In this case, the barrier does indeed provide a safe space for women to meet and network. Ask anyone about the most annoying issue about the barrier. It’s not necessarily the subjugation of women. It tends to be the loud gossiping and socializing during the sermon. But what would you expect? The barrier shouts to us, “you’re not a part of the mosque religious or decision-making culture!” Of course we’re going to feel safe in our little space, unwind and have a bitch n’ stitch. No one cares that we’re there. So why should we?
But we should care because the problem with the partition is that while it’s toted as creating a sacred personal space, where men and women can worship freely without distraction, it denies women participation and access to religious education, makes unfortunate assumptions about the moral fortitude of Muslim men, and encourages the disempowerment of women.
Islam has the capability to promote equality between the sexes. When she’s old enough, I’ll be teaching my daughter Eryn how to read the Qur’an, how to understand problematic verses, and hopefully to encourage her to be an empowered Muslim woman. I would hate for her to grow up seeing the barrier as an essential part of mosque culture. I would hate for her to feel less than anything she is capable of becoming because of her sex.
Thankfully there are brave women and men who continue to challenge the partition’s status quo. Mainstream, moderate mosques refuse to put up a barrier, or accommodate both sides of the argument. Some mosques have even gone back to men and women praying side by side. Women, like myself, subvert the barrier by praying in front of it, or if it’s a curtain, simply tearing it aside. Some women even decide to just lead prayer themselves.

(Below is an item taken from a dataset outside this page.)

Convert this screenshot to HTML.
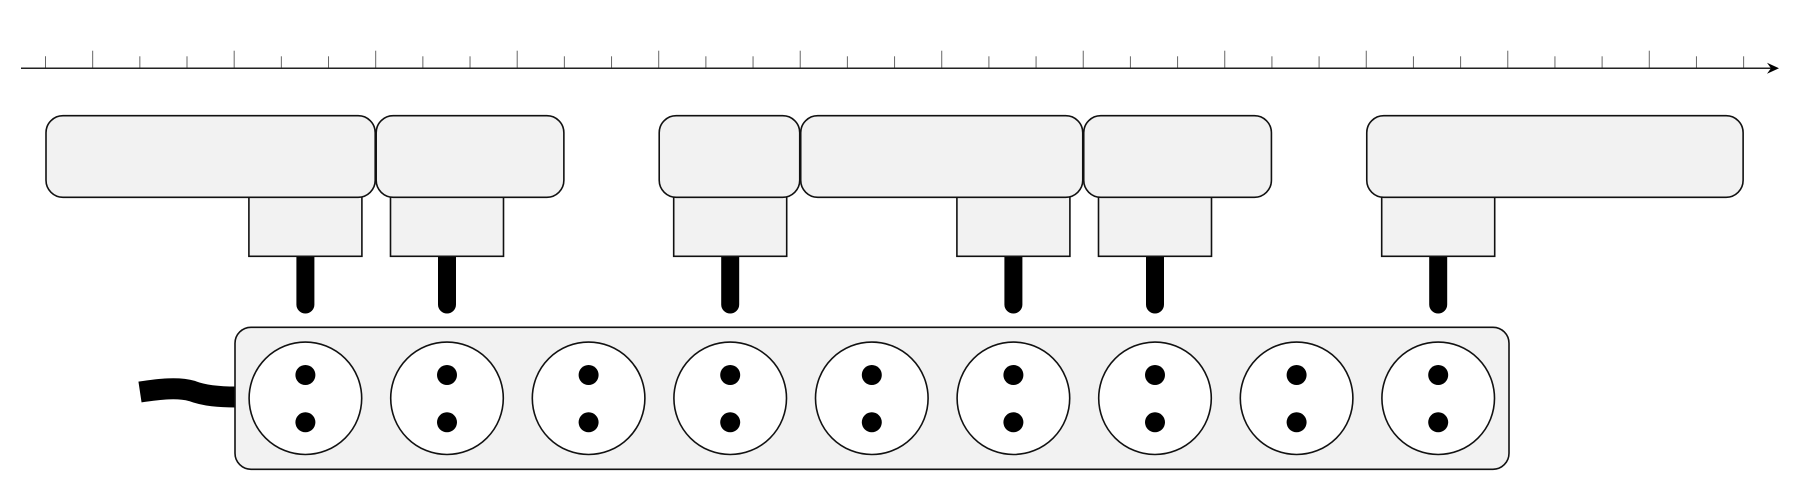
<!DOCTYPE html>
<html><head><meta charset="utf-8"><style>html,body{margin:0;padding:0;background:#fff}svg{display:block}</style></head>
<body>
<svg width="1802" height="491" viewBox="0 0 1802 491" xmlns="http://www.w3.org/2000/svg">
<g id="ticks" stroke="#666" stroke-width="1"></g>
<line x1="21" y1="68.3" x2="1772" y2="68.3" stroke="#222" stroke-width="1.5"/>
<path d="M1779,68.3 L1767,62.8 L1771,68.3 L1767,73.8 Z" fill="#000"/>
<g id="dev" fill="#f2f2f2" stroke="#111" stroke-width="1.6"></g>
<path d="M140,392 C160,389 178,387 192,391 C205,396 220,397 236,397" fill="none" stroke="#000" stroke-width="21"/>
<rect x="235" y="327.3" width="1274" height="142" rx="16" fill="#f2f2f2" stroke="#111" stroke-width="1.6"/>
<g id="sock"></g>
<script>
var ns="http://www.w3.org/2000/svg",x0=45.5,s=47.17;
function el(p,t,a){var e=document.createElementNS(ns,t);for(var k in a)e.setAttribute(k,a[k]);p.appendChild(e);return e;}
var tk=document.getElementById('ticks');
for(var k=0;k<=36;k++){var x=x0+s*k;el(tk,'line',{x1:x,x2:x,y1:(k%3==1?50.7:56.3),y2:68.3});}
var d=document.getElementById('dev');
var boxes=[[0,7],[7,11],[13,16],[16,22],[22,26],[28,36]];
var sc=function(i){return 305.4+141.6*i;};
var plugs=[0,1,3,5,6,8];
plugs.forEach(function(i){var c=sc(i);
 el(d,'line',{x1:c,x2:c,y1:252,y2:304.5,stroke:'#000','stroke-width':18,'stroke-linecap':'round'});
 el(d,'rect',{x:c-56.5,y:195,width:113,height:61.3});});
boxes.forEach(function(b){var a=x0+s*b[0]+0.5,e=x0+s*b[1]-0.5;
 el(d,'rect',{x:a,y:115.7,width:e-a,height:81.6,rx:17});});
var so=document.getElementById('sock');
for(var i=0;i<9;i++){var c=sc(i);
 el(so,'ellipse',{cx:c,cy:398.3,rx:56.3,ry:56.2,fill:'#fff',stroke:'#111','stroke-width':1.6});
 el(so,'ellipse',{cx:c,cy:375,rx:10,ry:10,fill:'#000'});
 el(so,'ellipse',{cx:c,cy:422.3,rx:10,ry:10,fill:'#000'});}
</script>
</svg>
</body></html>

For years women have been empowering others through social networks, offering positions of leadership and opportunities for women to engage in politics, social justice and feminist interpretations of Islam. I find it interesting that while it is not an Islamic requirement and more of a cultural misappropriation, mosques have gone through complete renovations to install high-tech wall dividers to cut the mosque in half. When everyone could be accommodated through a “barrier on wheels.” That way, those women who really feel that they need it have the option. And as for the few blokes who just cannot stand to see a women when they enter the mosque — perhaps they’re the ones who should stay home.